874. ‘Men sein, Old Senne newe schame,’ Conf. Amantis, iii. 2033.
903. Cp. Ovid, Metam. ii. 632, ‘Inter aves albas vetuit consistere corvum.’ Gower’s line seems to have neither accidence nor syntax.
953 f. Fasti, ii. 219 f.
959. A reference to Ps. lxxii. 5, ‘In labore hominum non sunt, et cum hominibus non flagellabuntur.’ The same passage is alluded to in Walsingham’s chronicle (i. 324), where reference is made to the fact that the friars were exempted from the poll-tax. The first half of this psalm seems to have been accepted in some quarters as a prophetic description of the Mendicants.

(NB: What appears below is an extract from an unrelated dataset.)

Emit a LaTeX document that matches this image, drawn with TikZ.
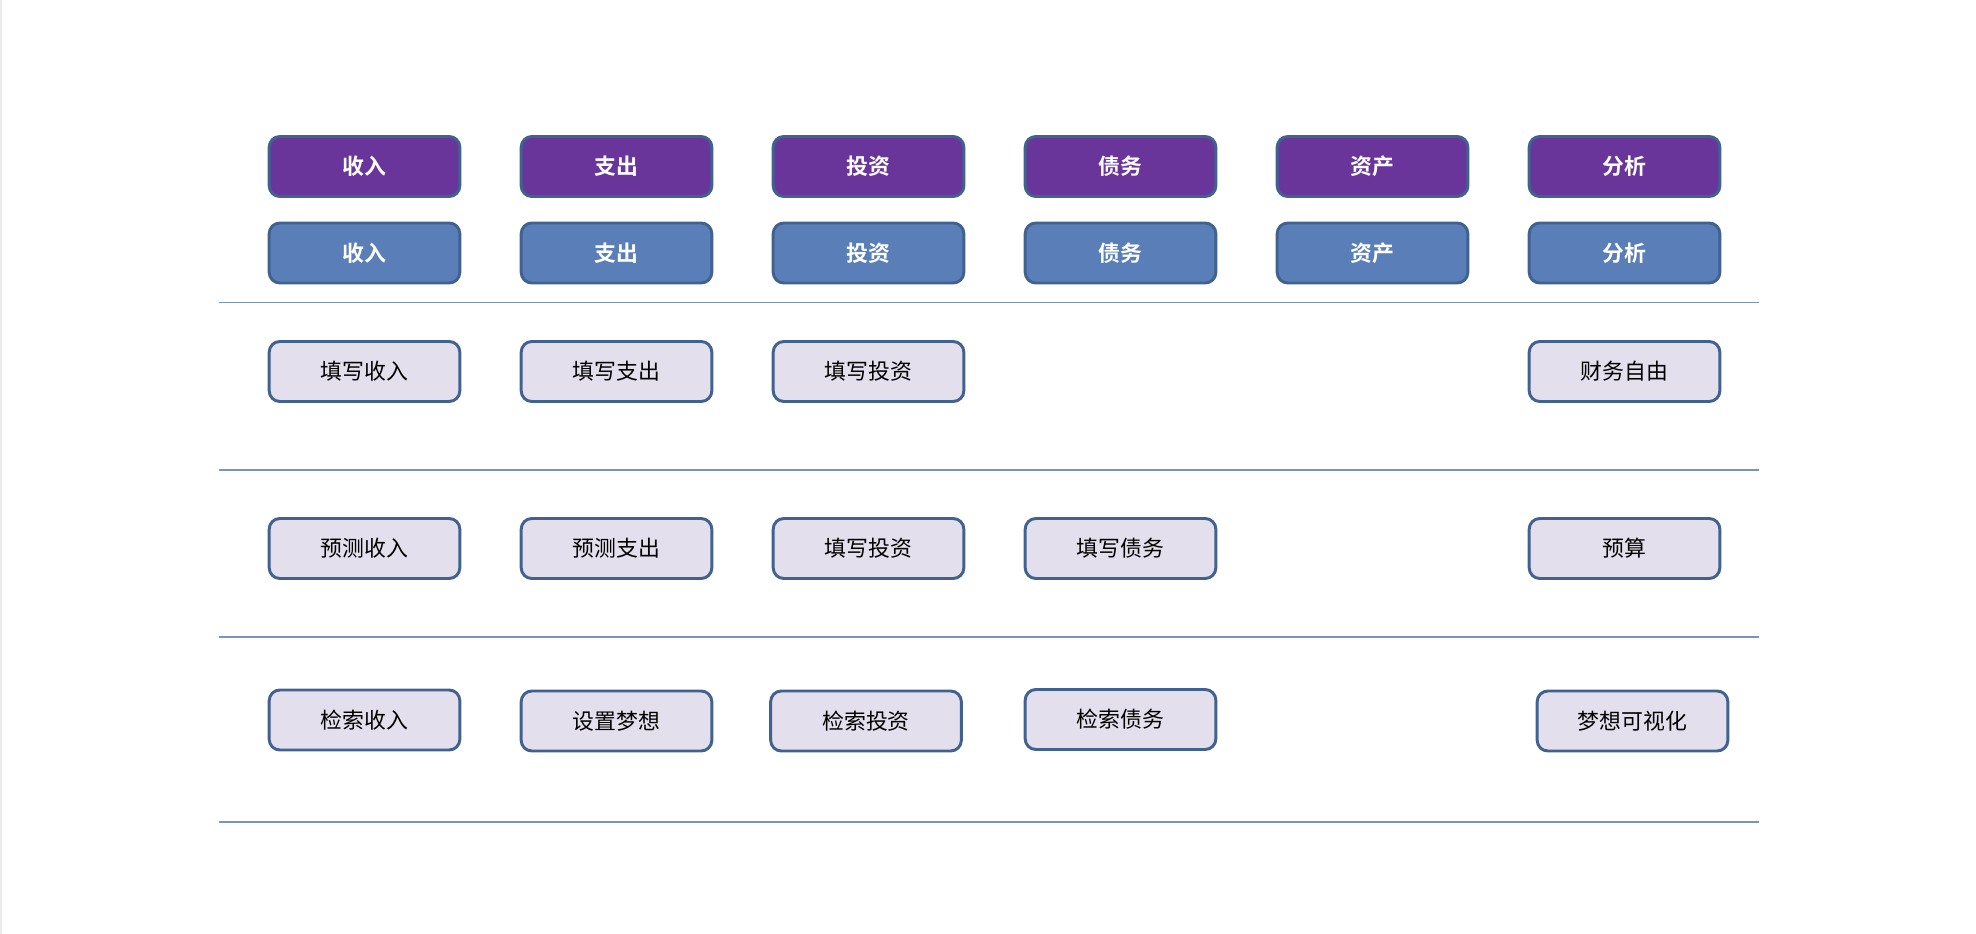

963. There is no variation of reading here in the MSS., but the metre cannot be regarded as satisfactory. A fifteenth (or sixteenth) century reader has raised a slight protest against it in the margin of S, ‘at metrum quomodo fiet.’
969. Cp. Ps. lxxii. 7, ‘Prodiit quasi ex adipe iniquitas eorum: transierunt in affectum cordis.’
971 ff. Cp. Mirour, 21517 ff.,
‘Mal fils ne tret son pris avant,
Par ce qant il fait son avant
Q’il ad bon piere,’ &c.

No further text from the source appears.